On Popular Photography's website review, Herb Keppler wrote:
Maybe this will be Canon's last film Rebel (gasp) and maybe it won't (depending on how film SLR Canons sell), but the T2 is strictly top-of-the-Rebel line, replacing the Rebel T1. The existing K2 and GII Rebels will continue to soldier on.
It was the last of Canon's film SLRs, which is why I bought it. It's an interesting camera in that it shows how far we'd come. It was the lowest of Canon's three tiers, made for casual amateurs who wanted an SLR with interchangable lenses and smart automation, but didn't want to shell out $ for the higher level models (like the Canon Elan 7). But it was a hell of a camera. Top shutter speed is 1/4000th, the motor drive speed is 3 frames-per-second, flash sync is 1/125th. Plus lots of functionality for flash, exposure programs, and so forth.

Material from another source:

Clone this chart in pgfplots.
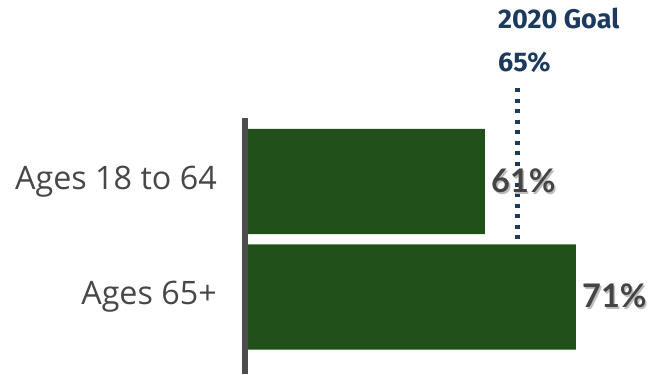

There is no Rebel T (or T1); the previous model was the Rebel Ti. The Europe and Asian designations make more sense. In Europe, this was the 300 series, so the Rebel 2000 was the EOS 300 in Europe (and the Kiss III in Japan); the Rebel Ti was the 300V in Europe and the Kiss 5 in Japan. This T2 was the 300X in Europe and the Kiss 7 in Japan. So there was a more logical progression. I suppose that only matters to collectors; if you're handling a camera in a store or reading a review in a magazine or a website, the nomenclature doesn't matter much.
One interesting thing I noticed: every Rebel I've seen says it's made in Taiwan. All the other Canon bodies I own say they're made in Japan, including my 40D, which is four years younger than this Rebel T2. Take from that what you will.